I've been working on a 1:144 scale Gloster Gladiator, based on a model I found somewhere quite some time ago.

The model I based the Gladiator on was very low detail, and I suspect that it was originally based on a 3d scan due to the way the cowling and canopy blended into the fuselage. There's not much left of that original model now, but there's still a little bit (unfortunately).

I've cleaned it up substantially: given it a new cowling, canopy, undercarriage, elevators, and also cut it up into multiple components to make FDM printing easier and better. And now I'm in the process of adding ribs.

The fuselage ribs are going to be very fiddly, but doable. Fortunately I can get away with quite a bit in this scale. I do wish now that I'd replaced the original fuselage geometry entirely, because the mish-mash I've left myself with is not going to make my life any easier.

It will need some under-wing gun pods too, now that I come to think of it.


The remaining fuselage geometry enraged me so much that I've just done away with it and replaced it entirely. So this is now the Gladiator of Theseus — I don't think there's any of the original geometry left at all.

I've broken it up into kit form, to minimise the need for supports and also to optimise the stair-stepping of FDM printing. Now all that remains is the test printing.

Next Day...

I've done some test prints. They've all been sprayed the same Vallejo ModelAir Middlestone so that the colour and surface of the different media don't obtrude.
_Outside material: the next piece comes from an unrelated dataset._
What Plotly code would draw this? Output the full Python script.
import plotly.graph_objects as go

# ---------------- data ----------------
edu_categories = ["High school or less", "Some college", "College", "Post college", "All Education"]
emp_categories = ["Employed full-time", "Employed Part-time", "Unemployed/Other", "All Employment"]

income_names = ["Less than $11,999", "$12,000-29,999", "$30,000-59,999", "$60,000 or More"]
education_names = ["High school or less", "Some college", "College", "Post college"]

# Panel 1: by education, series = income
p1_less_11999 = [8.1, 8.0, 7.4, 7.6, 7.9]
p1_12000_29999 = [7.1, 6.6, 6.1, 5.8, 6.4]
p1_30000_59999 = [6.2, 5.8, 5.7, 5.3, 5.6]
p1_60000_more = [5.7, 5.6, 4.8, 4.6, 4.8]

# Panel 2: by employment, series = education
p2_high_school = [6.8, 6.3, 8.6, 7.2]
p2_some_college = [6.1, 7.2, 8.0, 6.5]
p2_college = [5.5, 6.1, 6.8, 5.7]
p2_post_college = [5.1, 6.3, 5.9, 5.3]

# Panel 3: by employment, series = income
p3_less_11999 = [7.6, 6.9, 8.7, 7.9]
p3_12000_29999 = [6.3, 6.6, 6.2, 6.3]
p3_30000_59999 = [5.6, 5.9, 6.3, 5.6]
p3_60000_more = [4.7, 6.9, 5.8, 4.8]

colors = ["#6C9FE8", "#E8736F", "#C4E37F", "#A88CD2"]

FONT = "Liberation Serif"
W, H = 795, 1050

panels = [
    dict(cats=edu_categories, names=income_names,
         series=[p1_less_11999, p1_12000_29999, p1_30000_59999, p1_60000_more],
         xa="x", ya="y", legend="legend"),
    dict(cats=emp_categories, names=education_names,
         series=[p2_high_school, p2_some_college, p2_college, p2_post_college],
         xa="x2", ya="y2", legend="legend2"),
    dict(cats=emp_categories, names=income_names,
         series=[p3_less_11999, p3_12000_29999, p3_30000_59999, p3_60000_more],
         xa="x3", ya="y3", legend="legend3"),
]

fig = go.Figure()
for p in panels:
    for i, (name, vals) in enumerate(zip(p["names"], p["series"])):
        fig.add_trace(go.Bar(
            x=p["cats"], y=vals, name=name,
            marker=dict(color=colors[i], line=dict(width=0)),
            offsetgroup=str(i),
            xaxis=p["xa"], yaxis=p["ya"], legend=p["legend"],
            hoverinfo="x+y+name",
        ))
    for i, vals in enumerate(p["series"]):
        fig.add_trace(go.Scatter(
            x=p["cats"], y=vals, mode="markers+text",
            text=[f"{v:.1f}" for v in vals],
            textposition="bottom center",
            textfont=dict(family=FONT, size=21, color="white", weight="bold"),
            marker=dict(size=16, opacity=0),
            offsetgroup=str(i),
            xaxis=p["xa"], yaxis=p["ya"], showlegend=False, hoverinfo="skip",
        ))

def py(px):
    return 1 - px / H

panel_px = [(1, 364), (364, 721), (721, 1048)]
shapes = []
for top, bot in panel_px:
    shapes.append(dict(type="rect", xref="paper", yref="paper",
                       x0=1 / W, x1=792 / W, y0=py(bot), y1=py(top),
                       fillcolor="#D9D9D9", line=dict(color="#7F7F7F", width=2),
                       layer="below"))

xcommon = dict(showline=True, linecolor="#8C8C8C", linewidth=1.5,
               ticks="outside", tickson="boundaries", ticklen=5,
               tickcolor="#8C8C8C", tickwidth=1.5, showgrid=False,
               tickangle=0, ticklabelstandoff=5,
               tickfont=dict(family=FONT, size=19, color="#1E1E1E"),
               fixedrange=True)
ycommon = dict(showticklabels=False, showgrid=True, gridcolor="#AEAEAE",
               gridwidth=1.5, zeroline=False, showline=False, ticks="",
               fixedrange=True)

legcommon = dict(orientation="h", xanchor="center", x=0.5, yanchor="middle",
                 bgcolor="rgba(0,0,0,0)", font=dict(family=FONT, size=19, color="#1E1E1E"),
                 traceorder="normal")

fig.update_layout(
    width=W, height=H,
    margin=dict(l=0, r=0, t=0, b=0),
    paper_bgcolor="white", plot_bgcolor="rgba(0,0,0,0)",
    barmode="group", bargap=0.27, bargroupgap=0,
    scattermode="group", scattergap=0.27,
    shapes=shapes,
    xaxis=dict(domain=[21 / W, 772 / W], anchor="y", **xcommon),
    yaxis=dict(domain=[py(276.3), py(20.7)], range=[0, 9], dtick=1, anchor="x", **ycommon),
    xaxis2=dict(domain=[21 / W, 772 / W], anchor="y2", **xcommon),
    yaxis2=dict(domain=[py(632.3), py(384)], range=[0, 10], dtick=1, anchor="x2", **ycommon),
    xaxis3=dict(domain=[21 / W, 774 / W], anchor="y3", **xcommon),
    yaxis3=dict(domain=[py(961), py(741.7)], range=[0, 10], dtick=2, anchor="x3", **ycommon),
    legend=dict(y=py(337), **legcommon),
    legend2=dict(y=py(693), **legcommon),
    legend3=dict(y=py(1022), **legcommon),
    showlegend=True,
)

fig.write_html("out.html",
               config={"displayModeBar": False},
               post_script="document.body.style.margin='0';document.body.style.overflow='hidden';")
  • The one on the left is FDM printed, having been split longitudinally and with separate pieces for the cowling and undercarriage.
  • In the centre is one that I printed in one single piece in resin, and as usual I got some very bad warping and distortion of the wings. I don't seem to be able to beat that; I don't know what's causing it. I know it's possible to get good, dimensionally stable results in resin, because I've seen other people do it. So the fault lies somehow with me.
  • The one on the right is an older, pre-ribbed model that was just split down the middle and FDM printed in two pieces.

FDM printing gives me much better dimensional reliability, at the expense of perceptible layer lines on the sides of the fuselage. Maybe I could combine the two printing methods: print the fuselage in resin, and the wings in FDM. It's probably doable, though it wouldn't be entirely straightforward.